* [Set task] Keep only the lines of the listing that include the word "Reproduce", and copy them.

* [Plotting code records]

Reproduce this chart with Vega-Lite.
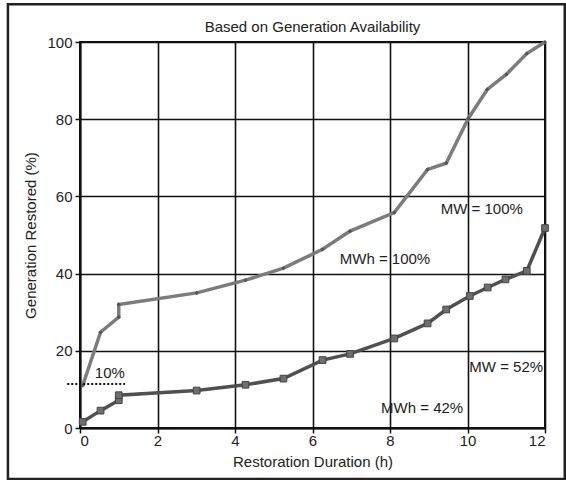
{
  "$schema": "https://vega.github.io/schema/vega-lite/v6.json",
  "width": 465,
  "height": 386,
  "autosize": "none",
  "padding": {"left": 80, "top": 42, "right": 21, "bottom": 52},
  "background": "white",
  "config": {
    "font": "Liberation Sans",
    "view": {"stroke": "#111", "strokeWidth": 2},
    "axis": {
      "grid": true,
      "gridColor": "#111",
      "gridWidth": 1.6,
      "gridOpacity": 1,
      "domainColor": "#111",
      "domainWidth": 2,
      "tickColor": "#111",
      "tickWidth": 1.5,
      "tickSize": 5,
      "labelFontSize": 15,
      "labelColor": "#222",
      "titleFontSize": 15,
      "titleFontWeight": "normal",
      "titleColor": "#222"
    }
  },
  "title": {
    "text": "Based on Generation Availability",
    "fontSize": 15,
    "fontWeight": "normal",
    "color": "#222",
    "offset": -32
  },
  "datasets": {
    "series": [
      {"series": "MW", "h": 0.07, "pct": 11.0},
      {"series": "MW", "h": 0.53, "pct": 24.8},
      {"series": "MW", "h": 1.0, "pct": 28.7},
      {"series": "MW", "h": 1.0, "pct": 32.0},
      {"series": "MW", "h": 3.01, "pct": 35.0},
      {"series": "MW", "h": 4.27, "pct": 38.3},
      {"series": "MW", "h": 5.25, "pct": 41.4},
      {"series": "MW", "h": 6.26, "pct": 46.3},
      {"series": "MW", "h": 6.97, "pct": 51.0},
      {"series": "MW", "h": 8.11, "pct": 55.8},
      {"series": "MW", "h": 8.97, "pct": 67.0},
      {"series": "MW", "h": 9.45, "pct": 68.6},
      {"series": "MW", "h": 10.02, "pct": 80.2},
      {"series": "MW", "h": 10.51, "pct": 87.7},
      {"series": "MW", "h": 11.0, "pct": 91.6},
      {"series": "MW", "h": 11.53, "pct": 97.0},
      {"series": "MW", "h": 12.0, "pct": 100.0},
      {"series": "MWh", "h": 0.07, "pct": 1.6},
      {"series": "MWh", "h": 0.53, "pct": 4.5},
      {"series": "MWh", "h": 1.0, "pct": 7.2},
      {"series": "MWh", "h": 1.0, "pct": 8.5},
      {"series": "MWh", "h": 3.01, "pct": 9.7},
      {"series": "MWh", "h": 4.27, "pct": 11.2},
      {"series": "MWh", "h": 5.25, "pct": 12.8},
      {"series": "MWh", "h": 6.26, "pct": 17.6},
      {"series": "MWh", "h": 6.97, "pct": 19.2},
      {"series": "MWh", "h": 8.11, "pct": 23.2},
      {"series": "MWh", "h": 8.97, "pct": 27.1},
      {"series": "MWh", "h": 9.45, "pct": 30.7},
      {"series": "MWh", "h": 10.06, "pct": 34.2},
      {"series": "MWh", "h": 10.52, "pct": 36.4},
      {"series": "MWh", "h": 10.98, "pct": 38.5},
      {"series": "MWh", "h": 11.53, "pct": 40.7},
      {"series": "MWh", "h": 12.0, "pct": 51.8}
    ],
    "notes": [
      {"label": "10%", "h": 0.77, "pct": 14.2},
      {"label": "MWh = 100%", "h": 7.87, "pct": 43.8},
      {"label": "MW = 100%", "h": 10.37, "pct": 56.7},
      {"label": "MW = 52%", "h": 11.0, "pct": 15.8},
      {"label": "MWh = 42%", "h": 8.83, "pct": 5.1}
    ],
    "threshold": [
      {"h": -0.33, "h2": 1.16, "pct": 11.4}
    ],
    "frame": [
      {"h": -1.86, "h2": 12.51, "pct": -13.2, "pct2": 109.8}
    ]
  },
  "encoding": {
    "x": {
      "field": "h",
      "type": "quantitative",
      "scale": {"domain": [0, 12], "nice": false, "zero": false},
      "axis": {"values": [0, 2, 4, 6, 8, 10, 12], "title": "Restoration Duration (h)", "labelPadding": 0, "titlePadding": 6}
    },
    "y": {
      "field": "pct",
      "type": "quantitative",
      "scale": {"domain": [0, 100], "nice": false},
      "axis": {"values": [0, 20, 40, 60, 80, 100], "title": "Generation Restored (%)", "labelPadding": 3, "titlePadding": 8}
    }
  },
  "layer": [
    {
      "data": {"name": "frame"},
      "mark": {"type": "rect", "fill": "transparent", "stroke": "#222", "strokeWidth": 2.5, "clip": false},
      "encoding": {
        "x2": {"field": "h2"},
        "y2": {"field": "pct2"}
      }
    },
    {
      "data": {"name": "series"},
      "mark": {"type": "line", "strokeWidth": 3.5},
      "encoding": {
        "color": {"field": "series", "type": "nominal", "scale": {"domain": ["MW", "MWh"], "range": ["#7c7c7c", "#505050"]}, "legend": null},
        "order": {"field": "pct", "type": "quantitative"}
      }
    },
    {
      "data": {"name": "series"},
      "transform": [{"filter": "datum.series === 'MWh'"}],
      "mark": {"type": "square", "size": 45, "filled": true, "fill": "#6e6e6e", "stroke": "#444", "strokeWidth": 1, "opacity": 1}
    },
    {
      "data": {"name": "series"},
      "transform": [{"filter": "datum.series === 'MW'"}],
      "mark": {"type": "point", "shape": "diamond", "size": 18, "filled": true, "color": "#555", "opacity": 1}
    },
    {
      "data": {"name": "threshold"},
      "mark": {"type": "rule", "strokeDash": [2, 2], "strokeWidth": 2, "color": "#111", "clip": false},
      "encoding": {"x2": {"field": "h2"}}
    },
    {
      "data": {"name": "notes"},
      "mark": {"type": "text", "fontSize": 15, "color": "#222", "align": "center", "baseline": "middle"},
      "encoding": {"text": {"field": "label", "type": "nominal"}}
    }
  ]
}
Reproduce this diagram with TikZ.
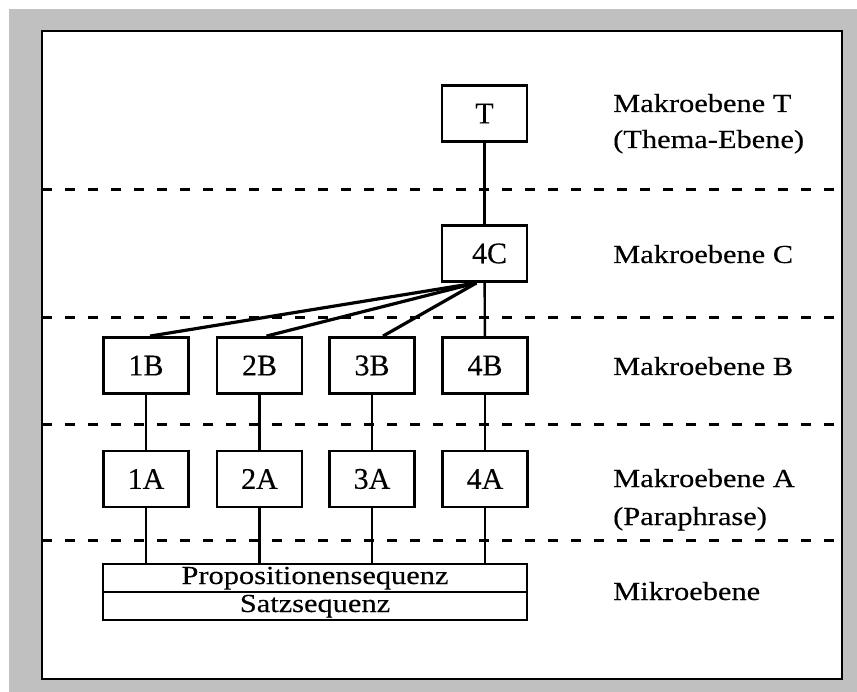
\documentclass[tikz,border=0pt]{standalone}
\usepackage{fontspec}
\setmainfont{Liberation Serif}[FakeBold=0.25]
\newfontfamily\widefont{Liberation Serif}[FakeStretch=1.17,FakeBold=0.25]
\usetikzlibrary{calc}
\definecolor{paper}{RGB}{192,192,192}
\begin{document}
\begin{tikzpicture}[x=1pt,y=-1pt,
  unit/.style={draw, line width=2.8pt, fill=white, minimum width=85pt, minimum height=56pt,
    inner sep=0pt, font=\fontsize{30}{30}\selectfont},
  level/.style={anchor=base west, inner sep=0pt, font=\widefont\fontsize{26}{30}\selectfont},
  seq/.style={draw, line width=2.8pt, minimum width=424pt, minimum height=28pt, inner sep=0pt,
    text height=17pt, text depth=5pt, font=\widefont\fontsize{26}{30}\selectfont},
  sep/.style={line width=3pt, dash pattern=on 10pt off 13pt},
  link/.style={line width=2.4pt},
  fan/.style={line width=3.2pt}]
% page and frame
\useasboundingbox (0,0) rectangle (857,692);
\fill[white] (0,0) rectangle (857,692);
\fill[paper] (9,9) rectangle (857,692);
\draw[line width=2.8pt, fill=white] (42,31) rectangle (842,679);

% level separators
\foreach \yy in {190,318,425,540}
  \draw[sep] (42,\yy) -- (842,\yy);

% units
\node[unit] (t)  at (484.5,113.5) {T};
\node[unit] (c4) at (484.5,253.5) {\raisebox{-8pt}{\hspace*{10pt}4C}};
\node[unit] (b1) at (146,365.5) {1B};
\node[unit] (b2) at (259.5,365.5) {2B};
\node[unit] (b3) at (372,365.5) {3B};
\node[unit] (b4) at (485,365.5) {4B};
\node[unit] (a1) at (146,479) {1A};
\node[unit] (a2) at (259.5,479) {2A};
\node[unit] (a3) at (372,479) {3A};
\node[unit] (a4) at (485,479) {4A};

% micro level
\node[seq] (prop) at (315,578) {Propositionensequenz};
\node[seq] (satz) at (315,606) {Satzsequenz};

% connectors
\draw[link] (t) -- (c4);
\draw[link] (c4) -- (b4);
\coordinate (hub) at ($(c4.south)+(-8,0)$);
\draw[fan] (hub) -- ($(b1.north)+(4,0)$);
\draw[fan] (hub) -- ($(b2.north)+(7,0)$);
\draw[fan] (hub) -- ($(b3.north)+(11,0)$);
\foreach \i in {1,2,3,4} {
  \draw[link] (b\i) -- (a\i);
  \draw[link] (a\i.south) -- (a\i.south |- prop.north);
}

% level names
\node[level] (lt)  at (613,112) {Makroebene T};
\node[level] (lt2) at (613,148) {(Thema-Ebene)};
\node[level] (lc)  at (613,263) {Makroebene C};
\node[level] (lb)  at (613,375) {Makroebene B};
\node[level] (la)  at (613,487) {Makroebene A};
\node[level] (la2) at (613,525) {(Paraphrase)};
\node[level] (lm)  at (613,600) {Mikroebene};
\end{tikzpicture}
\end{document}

* [Solved exercise]
Reproduce this chart with Vega-Lite.
Reproduce this diagram with TikZ.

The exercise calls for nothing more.